**Directive**
Set down only those lines that fall from the line containing "Rebuild this chart" through the line containing "from matplotlib.ticker import", unchanged and without pictures.

**Excerpted records**
---*---
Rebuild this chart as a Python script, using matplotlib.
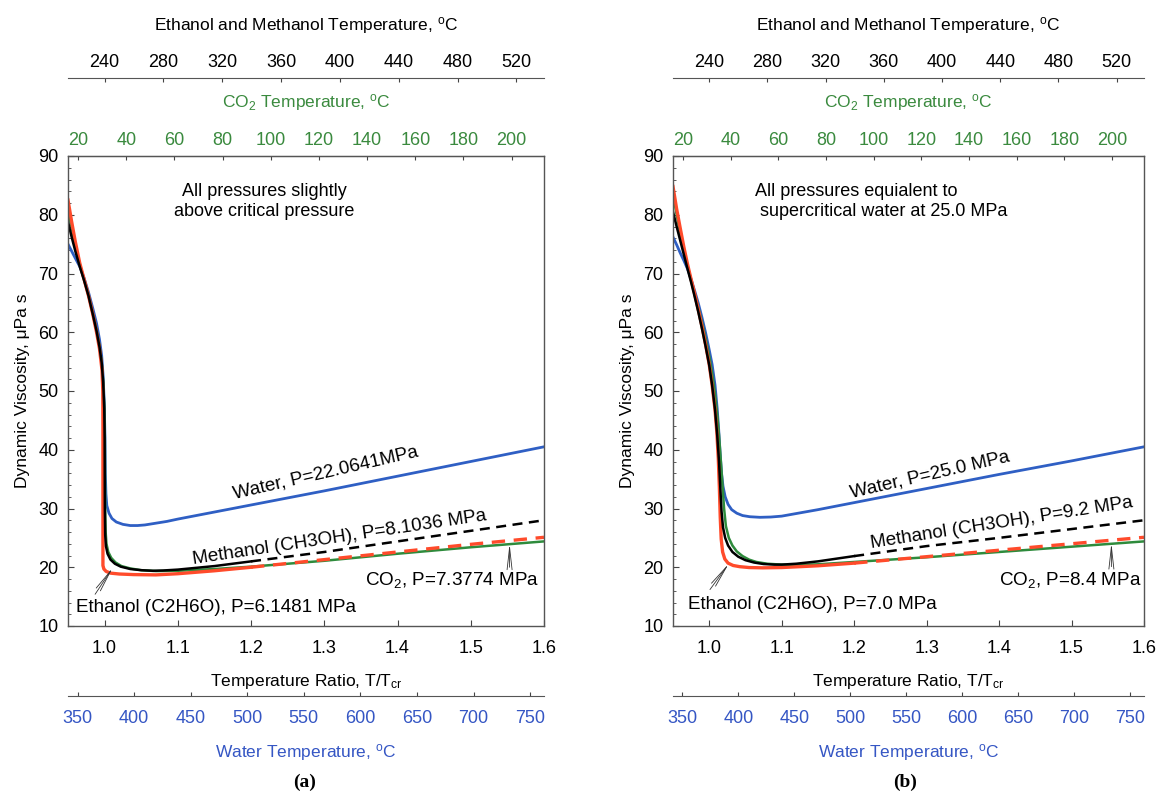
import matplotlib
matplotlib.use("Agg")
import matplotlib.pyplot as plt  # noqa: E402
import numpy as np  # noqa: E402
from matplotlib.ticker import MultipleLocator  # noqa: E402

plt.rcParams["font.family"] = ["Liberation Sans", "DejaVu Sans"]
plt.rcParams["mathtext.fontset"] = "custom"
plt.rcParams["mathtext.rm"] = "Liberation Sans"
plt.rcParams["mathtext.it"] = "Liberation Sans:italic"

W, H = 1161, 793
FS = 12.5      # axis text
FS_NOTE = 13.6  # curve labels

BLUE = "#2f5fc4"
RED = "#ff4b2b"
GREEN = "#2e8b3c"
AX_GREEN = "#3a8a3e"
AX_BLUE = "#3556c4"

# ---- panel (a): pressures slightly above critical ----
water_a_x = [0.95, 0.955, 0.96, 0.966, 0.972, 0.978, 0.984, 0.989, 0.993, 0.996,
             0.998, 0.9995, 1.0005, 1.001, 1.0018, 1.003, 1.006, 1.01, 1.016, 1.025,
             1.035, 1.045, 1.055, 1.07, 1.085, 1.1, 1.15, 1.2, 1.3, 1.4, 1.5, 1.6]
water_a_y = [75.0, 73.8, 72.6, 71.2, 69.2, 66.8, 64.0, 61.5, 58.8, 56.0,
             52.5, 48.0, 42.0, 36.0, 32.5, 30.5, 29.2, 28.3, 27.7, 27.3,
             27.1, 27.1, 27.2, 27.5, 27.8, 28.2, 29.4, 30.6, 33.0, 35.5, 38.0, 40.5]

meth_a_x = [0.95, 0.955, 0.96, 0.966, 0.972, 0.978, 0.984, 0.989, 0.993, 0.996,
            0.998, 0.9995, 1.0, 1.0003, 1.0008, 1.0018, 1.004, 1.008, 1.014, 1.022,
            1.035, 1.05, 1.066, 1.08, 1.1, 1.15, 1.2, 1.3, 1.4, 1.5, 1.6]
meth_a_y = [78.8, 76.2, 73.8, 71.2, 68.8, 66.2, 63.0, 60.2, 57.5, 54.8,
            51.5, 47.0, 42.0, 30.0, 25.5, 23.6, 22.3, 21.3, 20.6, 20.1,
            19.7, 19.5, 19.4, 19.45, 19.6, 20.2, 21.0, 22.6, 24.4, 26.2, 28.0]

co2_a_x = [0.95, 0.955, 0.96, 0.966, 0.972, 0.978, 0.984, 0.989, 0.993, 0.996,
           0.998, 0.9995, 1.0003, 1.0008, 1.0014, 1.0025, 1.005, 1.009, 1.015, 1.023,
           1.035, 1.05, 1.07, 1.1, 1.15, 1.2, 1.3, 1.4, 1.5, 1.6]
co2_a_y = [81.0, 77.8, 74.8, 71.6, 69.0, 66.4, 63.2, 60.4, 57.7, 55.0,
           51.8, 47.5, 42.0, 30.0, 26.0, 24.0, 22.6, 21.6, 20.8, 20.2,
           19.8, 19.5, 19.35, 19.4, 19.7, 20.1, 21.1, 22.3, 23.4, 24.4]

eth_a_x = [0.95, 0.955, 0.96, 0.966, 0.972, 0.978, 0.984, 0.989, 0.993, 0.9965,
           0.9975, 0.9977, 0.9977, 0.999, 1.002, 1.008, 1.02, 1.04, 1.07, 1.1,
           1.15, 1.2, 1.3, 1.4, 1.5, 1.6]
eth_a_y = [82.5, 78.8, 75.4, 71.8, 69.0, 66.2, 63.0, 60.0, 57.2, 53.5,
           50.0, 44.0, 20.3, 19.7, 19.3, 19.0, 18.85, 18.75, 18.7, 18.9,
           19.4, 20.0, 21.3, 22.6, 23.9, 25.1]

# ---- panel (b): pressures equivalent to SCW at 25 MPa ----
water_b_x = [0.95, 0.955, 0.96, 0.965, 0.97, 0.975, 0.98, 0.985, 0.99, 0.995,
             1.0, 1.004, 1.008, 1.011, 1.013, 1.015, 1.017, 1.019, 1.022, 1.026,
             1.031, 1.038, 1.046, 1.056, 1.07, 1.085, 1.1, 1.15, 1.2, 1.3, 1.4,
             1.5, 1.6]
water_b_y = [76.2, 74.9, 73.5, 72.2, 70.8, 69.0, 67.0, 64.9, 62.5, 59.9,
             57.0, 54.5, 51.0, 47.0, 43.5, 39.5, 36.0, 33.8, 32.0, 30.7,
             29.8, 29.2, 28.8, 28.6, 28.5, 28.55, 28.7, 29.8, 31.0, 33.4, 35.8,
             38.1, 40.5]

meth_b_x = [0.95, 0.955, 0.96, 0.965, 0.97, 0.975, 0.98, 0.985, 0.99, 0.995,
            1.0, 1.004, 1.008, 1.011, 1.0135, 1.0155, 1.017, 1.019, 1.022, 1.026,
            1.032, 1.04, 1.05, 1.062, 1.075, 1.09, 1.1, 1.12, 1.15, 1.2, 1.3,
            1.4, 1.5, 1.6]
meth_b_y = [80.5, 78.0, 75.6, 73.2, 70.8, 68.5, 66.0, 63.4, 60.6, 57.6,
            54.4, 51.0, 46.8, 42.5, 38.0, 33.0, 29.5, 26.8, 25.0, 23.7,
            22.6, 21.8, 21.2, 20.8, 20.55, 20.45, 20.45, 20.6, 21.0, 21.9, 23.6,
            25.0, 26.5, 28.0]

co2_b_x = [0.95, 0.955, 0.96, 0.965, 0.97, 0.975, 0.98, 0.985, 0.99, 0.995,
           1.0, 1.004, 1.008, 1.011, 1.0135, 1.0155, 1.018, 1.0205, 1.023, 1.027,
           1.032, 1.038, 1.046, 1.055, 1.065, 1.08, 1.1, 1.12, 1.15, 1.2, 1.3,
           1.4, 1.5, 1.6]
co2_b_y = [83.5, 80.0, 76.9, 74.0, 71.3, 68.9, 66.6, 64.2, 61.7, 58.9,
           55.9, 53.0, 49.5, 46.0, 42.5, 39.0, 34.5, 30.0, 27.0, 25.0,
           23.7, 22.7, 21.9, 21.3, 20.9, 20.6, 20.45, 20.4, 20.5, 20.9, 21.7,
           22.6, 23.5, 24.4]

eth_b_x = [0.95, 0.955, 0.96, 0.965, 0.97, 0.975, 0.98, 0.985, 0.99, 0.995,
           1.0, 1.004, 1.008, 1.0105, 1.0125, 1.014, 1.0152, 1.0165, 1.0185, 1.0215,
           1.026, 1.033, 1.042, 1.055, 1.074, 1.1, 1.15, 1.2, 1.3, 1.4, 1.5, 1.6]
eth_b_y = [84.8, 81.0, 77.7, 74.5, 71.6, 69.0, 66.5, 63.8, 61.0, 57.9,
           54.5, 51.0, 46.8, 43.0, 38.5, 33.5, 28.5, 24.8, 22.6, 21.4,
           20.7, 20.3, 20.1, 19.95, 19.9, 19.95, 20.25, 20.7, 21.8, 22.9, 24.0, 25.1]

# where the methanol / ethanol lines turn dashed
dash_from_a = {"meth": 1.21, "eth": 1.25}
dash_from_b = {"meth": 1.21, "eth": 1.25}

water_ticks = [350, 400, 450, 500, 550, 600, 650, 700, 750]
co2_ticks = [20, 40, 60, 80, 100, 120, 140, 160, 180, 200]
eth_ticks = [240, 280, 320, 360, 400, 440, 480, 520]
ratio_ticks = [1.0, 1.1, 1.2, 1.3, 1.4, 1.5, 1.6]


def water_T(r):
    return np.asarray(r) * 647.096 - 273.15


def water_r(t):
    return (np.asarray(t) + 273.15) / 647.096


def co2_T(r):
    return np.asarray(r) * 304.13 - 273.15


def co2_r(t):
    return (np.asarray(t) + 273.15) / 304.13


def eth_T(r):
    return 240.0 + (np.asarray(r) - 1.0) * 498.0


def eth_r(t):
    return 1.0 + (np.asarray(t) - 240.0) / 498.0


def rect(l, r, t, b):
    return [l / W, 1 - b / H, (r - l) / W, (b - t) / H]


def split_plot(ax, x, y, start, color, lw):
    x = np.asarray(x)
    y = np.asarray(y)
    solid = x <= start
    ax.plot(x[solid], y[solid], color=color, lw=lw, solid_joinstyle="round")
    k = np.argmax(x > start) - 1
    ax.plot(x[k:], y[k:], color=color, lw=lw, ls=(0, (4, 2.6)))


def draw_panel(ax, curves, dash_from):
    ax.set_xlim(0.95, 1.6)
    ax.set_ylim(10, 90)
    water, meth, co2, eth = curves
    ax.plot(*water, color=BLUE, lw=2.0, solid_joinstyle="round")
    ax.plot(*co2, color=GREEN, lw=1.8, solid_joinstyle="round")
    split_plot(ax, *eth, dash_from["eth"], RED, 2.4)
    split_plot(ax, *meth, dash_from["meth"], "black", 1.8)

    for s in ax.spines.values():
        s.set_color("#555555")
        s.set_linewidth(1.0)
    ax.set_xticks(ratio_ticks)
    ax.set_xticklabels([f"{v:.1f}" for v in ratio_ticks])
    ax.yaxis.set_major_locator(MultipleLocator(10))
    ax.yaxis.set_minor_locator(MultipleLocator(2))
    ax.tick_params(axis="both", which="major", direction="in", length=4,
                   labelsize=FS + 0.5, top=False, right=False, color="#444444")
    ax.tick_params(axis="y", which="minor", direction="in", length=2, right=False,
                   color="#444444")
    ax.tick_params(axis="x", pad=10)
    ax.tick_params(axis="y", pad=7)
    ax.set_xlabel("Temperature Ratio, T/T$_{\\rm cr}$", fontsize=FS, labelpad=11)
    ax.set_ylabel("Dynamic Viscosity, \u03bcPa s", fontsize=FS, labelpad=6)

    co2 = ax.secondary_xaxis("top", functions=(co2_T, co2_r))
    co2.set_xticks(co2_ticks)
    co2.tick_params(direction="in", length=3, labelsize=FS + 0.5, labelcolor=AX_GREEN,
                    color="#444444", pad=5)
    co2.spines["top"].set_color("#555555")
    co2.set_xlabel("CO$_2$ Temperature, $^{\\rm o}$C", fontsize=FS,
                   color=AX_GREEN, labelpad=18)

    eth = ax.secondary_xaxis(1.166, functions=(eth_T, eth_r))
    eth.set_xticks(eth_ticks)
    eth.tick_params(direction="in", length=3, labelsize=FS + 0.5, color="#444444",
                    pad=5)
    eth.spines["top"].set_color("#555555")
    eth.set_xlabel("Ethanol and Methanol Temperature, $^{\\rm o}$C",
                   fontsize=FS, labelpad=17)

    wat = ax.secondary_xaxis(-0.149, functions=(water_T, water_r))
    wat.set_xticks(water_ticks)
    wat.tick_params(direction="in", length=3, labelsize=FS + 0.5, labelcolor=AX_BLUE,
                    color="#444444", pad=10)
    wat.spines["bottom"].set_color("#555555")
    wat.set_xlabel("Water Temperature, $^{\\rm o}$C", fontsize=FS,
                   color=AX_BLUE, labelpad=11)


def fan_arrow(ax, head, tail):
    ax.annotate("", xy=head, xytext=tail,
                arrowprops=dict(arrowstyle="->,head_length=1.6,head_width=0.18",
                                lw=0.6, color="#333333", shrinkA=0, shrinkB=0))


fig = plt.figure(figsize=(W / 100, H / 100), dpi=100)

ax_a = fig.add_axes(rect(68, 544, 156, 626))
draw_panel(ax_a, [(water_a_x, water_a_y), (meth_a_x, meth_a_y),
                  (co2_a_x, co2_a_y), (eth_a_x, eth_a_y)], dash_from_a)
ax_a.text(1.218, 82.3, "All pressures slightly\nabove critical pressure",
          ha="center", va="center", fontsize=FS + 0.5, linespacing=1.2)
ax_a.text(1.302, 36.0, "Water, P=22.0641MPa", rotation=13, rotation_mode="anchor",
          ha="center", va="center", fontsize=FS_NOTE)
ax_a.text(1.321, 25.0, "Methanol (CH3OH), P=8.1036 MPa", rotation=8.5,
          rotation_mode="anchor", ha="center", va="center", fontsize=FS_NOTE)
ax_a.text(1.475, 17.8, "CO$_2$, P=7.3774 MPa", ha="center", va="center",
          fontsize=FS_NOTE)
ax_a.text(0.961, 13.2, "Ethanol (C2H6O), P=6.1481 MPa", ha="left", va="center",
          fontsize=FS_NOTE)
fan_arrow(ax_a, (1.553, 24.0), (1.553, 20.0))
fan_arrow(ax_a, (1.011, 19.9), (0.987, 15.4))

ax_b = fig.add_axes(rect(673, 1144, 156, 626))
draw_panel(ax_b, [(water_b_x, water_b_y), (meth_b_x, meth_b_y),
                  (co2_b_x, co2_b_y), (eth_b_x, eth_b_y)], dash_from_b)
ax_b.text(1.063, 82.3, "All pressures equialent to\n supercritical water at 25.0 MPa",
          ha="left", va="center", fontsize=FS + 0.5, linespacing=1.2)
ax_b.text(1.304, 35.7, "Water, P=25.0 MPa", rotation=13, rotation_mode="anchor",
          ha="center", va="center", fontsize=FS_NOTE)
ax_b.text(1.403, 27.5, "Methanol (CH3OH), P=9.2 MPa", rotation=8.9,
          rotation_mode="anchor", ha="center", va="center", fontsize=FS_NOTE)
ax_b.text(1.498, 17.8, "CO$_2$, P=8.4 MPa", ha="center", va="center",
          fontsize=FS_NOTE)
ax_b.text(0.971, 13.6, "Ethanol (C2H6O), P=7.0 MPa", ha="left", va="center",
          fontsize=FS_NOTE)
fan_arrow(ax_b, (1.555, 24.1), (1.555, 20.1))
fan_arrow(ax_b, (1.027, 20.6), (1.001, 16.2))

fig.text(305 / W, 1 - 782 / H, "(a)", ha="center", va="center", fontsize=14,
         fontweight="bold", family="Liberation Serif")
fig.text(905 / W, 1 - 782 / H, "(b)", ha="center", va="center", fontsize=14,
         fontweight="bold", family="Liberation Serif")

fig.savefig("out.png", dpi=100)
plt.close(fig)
---*---
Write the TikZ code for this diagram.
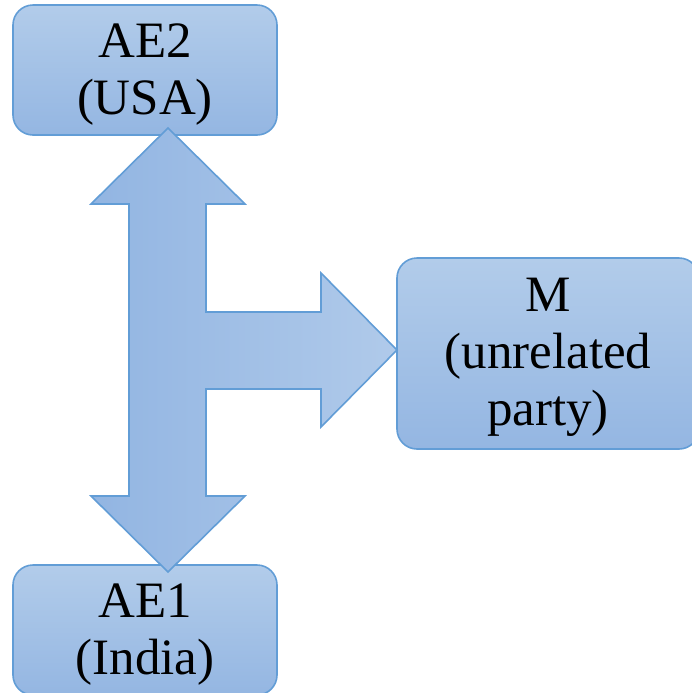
---*---
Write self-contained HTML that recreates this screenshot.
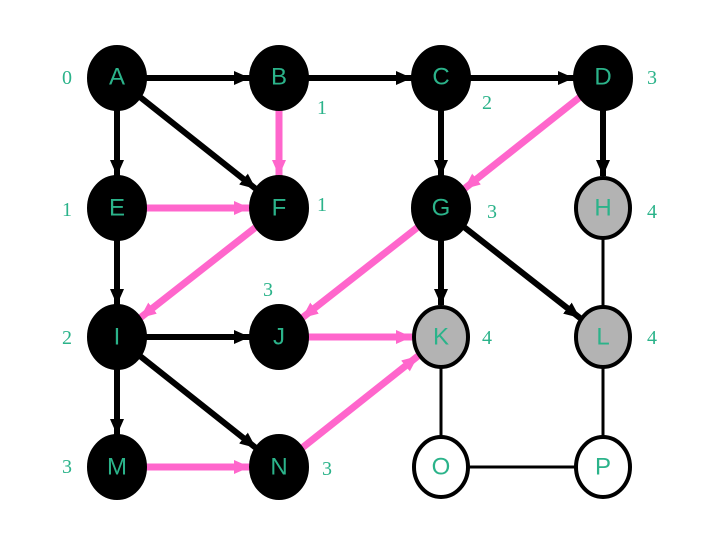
---*---
**Answer to the task**
Rebuild this chart as a Python script, using matplotlib.
import matplotlib
matplotlib.use("Agg")
import matplotlib.pyplot as plt  # noqa: E402
import numpy as np  # noqa: E402
from matplotlib.ticker import MultipleLocator  # noqa: E402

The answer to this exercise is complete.